The word tembelia, from tembel, is also borrowed from Turkish, leading one of my Greek school teachers to assert that a Turkish word had to be used, as the concept of laziness was unknown to the Greeks and was only introduced during Turkish occupation. This is a most ridiculous, but thoroughly amusing theory. Dalaveri, meaning a transaction, is also a Turkish import. However, dalavere, the original root word, denotes a trick or some sort of deceit, which could be a consequence of a transaction.

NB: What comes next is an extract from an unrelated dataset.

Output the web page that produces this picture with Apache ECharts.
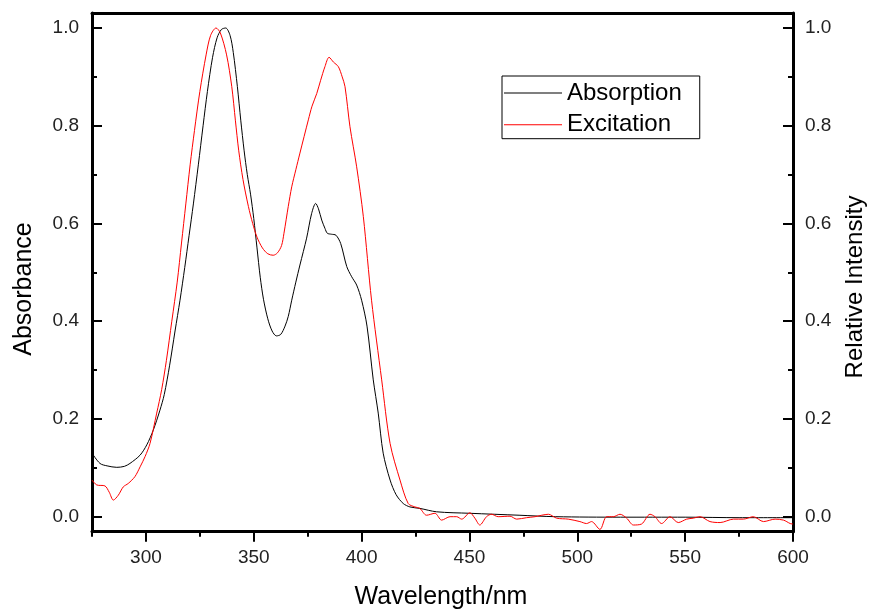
<!DOCTYPE html>
<html>
<head>
<meta charset="utf-8">
<script src="https://cdn.jsdelivr.net/npm/echarts@6/dist/echarts.min.js"></script>
<style>
  html, body { margin: 0; padding: 0; background: #fff; }
  #chart { width: 872px; height: 611px; }
</style>
</head>
<body>
<div id="chart"></div>
<script>
// Absorption spectrum (left axis, absorbance)
const absWavelength = [
  275, 278.7, 282, 286.5, 290, 292.6, 297.3, 300.4, 303.4, 306.5, 308.5, 311, 313.5, 315.8, 318,
  320, 322, 324.3, 326.5, 328.5, 330.9, 333, 335, 337, 339, 340.5, 342.4, 344, 345.5, 347,
  348.5, 350, 351.5, 353, 354.5, 356.5, 358.5, 360.5, 362.5, 364.5, 366, 367.6, 369.5, 371.4,
  374.5, 376.8, 378.7, 380, 381.5, 383, 384.1, 386, 388.1, 390.3, 393.1, 395.4, 397.7, 400,
  402.5, 405.4, 407.7, 410, 413.2, 416, 419.3, 422.4, 427, 434.8, 450, 473, 490, 520, 550, 575, 600
];
const absValues = [
  0.13, 0.109, 0.104, 0.101, 0.103, 0.109, 0.126, 0.147, 0.177, 0.218, 0.25, 0.31, 0.38, 0.443, 0.51,
  0.575, 0.64, 0.72, 0.80, 0.87, 0.94, 0.98, 0.997, 1.0, 0.985, 0.95, 0.88, 0.81, 0.75, 0.70,
  0.66, 0.61, 0.55, 0.49, 0.445, 0.405, 0.38, 0.37, 0.373, 0.39, 0.41, 0.443, 0.48, 0.515,
  0.57, 0.62, 0.641, 0.63, 0.607, 0.59, 0.58, 0.578, 0.576, 0.559, 0.512, 0.491, 0.474, 0.443,
  0.39, 0.28, 0.212, 0.13, 0.075, 0.045, 0.027, 0.02, 0.017, 0.01, 0.007, 0.003, 0.0, -0.001, -0.001, -0.002, -0.002
];

// Excitation spectrum (right axis, relative intensity)
const excWavelength = [
  275, 277.2, 281, 283, 284.9, 287.2, 289.5, 291.8, 294.9, 297.3, 299.6, 301.9, 305, 307.3, 309.5,
  312, 314.5, 316.5, 318.5, 320.5, 322.5, 325, 327.9, 330, 332.5, 334.5, 337.4, 339.8, 341.5,
  343, 345, 347.5, 349.5, 351.5, 354, 356.5, 359, 361, 362.9, 364, 366, 367.6, 369.5, 371.4,
  375.3, 377, 379.2, 381, 383, 384.9, 387, 389.2, 391, 392.3, 394.6, 397.7, 400.8, 404.6, 409.3,
  413.2, 417.8, 421.6, 424.7, 427, 430.1, 434, 437.1, 441, 444.1, 446.4, 450.2, 452.5, 454.8,
  457.9, 460.2, 463.3, 468.8, 471.9, 476.5, 480.4, 483.5, 486.6, 490.4, 495.8, 501.2, 504.3,
  506.6, 510.5, 513.6, 516.7, 519.8, 522.9, 526, 529.8, 533.7, 536, 539.1, 543, 546.8, 550.7,
  553.8, 556.9, 561.5, 566.2, 572.4, 577, 581.6, 586.3, 591.7, 595.6, 598.7, 600
];
const excValues = [
  0.075, 0.065, 0.063, 0.05, 0.034, 0.044, 0.061, 0.068, 0.082, 0.102, 0.123, 0.15, 0.212, 0.26, 0.32,
  0.40, 0.48, 0.56, 0.64, 0.72, 0.79, 0.87, 0.945, 0.985, 1.0, 0.99, 0.945, 0.88, 0.81,
  0.75, 0.69, 0.635, 0.60, 0.572, 0.55, 0.538, 0.535, 0.54, 0.555, 0.58, 0.635, 0.675, 0.71, 0.744,
  0.812, 0.84, 0.866, 0.893, 0.921, 0.94, 0.93, 0.921, 0.90, 0.88, 0.798, 0.716, 0.614, 0.443, 0.28,
  0.15, 0.075, 0.027, 0.02, 0.017, 0.003, 0.007, -0.007, 0.0, 0.0, -0.005, 0.008, -0.003, -0.017,
  0.0, 0.005, 0.0, 0.001, -0.005, -0.002, 0.0, 0.003, 0.005, -0.003, -0.005, -0.01, -0.014,
  -0.01, -0.026, 0.0, 0.0, 0.005, -0.003, -0.017, -0.015, 0.005, 0.0, -0.014, 0.0, -0.012, -0.005,
  -0.003, 0.0, -0.01, -0.012, -0.005, -0.005, 0.0, -0.01, -0.005, -0.007, -0.014, -0.015
];

// Tick positions
const xMajorTicks = [300, 350, 400, 450, 500, 550, 600];
const xMinorTicks = [275, 325, 375, 425, 475, 525, 575];
const yMajorTicks = [0, 0.2, 0.4, 0.6, 0.8, 1.0];
const yMinorTicks = [0.1, 0.3, 0.5, 0.7, 0.9];

const FONT = '"Liberation Sans", Arial, sans-serif';
const X_MIN = 275, X_MAX = 600;
const Y_MIN = -0.0307, Y_MAX = 1.0307;

const toPairs = (xs, ys) => xs.map((x, i) => [x, ys[i]]);

const axisLineStyle = { color: '#000', width: 3 };
const tickStyle = { color: '#000', width: 2 };

function xAxisDef(opts) {
  return Object.assign({
    type: 'value', min: X_MIN, max: X_MAX, position: 'bottom',
    axisLine: { show: false, onZero: false },
    axisTick: { show: false },
    axisLabel: { show: false },
    splitLine: { show: false }
  }, opts);
}
function yAxisDef(opts) {
  return Object.assign({
    type: 'value', min: Y_MIN, max: Y_MAX, position: 'left',
    axisLine: { show: false, onZero: false },
    axisTick: { show: false },
    axisLabel: { show: false },
    splitLine: { show: false }
  }, opts);
}

const labelStyle = { fontSize: 19, fontFamily: FONT, color: '#222' };

const chart = echarts.init(document.getElementById('chart'), null, { renderer: 'canvas' });
chart.setOption({
  animation: false,
  backgroundColor: '#fff',
  grid: { left: 92, right: 79, top: 13, bottom: 79.3, containLabel: false },
  xAxis: [
    xAxisDef({
      axisLine: { show: true, onZero: false, lineStyle: axisLineStyle },
      axisTick: { show: true, inside: false, length: 10, lineStyle: tickStyle, customValues: xMajorTicks },
      axisLabel: Object.assign({ show: true, margin: 17, customValues: xMajorTicks }, labelStyle)
    }),
    xAxisDef({
      axisTick: { show: true, inside: false, length: 5, lineStyle: tickStyle, customValues: xMinorTicks }
    }),
    xAxisDef({
      position: 'top',
      axisLine: { show: true, onZero: false, lineStyle: axisLineStyle }
    })
  ],
  yAxis: [
    yAxisDef({
      axisLine: { show: true, onZero: false, lineStyle: axisLineStyle },
      axisTick: { show: true, inside: true, length: 10, lineStyle: tickStyle, customValues: yMajorTicks },
      axisLabel: Object.assign({ show: true, margin: 13, customValues: yMajorTicks,
        formatter: v => v.toFixed(1) }, labelStyle)
    }),
    yAxisDef({
      axisTick: { show: true, inside: true, length: 5, lineStyle: tickStyle, customValues: yMinorTicks }
    }),
    yAxisDef({
      position: 'right',
      axisLine: { show: true, onZero: false, lineStyle: axisLineStyle },
      axisTick: { show: true, inside: true, length: 10, lineStyle: tickStyle, customValues: yMajorTicks },
      axisLabel: Object.assign({ show: true, margin: 12, customValues: yMajorTicks,
        formatter: v => v.toFixed(1) }, labelStyle)
    }),
    yAxisDef({
      position: 'right',
      axisTick: { show: true, inside: true, length: 5, lineStyle: tickStyle, customValues: yMinorTicks }
    })
  ],
  legend: {
    show: true,
    orient: 'vertical',
    left: 502, top: 76,
    icon: 'rect',
    itemWidth: 58, itemHeight: 1, itemGap: 7.7,
    padding: [5, 18, 2, 2],
    borderColor: '#000', borderWidth: 1,
    textStyle: { fontSize: 24, fontFamily: FONT, color: '#000', lineHeight: 24 },
    data: ['Absorption', 'Excitation']
  },
  series: [
    {
      name: 'Absorption', type: 'line', xAxisIndex: 0, yAxisIndex: 0,
      data: toPairs(absWavelength, absValues),
      symbol: 'none', showSymbol: false, smooth: 0.3,
      lineStyle: { color: '#000', width: 1 }, itemStyle: { color: '#000' }
    },
    {
      name: 'Excitation', type: 'line', xAxisIndex: 0, yAxisIndex: 2,
      data: toPairs(excWavelength, excValues),
      symbol: 'none', showSymbol: false, smooth: 0.3,
      lineStyle: { color: '#ff0000', width: 1 }, itemStyle: { color: '#ff0000' }
    }
  ],
  graphic: [
    { type: 'text', x: 24, y: 289, rotation: Math.PI / 2,
      style: { text: 'Absorbance', font: '25px ' + FONT, fill: '#000', textAlign: 'center', textVerticalAlign: 'middle' } },
    { type: 'text', x: 855, y: 287, rotation: Math.PI / 2,
      style: { text: 'Relative Intensity', font: '24px ' + FONT, fill: '#000', textAlign: 'center', textVerticalAlign: 'middle' } },
    { type: 'text', x: 441, y: 597,
      style: { text: 'Wavelength/nm', font: '25px ' + FONT, fill: '#000', textAlign: 'center', textVerticalAlign: 'middle' } }
  ]
});
</script>
</body>
</html>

Do we blame a Turkish counterpart of my Greek school teacher for asking why Greeks would use the word 'deception,' in order to denote a transaction…? Similarly, it bears asking why the word karyola, which means bed in Turkish, has evolved in Greek, into an insult for women. Maybe some things are better left alone… The use of Islamic expressions by some Greeks can actually be quite startling among Middle Eastern Christians, who, conscious of the need to preserve their own specific identity, avoid such phrases.
The other day, I was accosted in church by an aunt who demanded to know when I would stop being foolish and apply myself to the production of children. Having advised her that I would concern myself with the subject as soon as reasonably practicable, upon which she exclaimed "Mashallah," moving both hands over her mouth as she did so, in a manner reminiscent of Islamic prayer.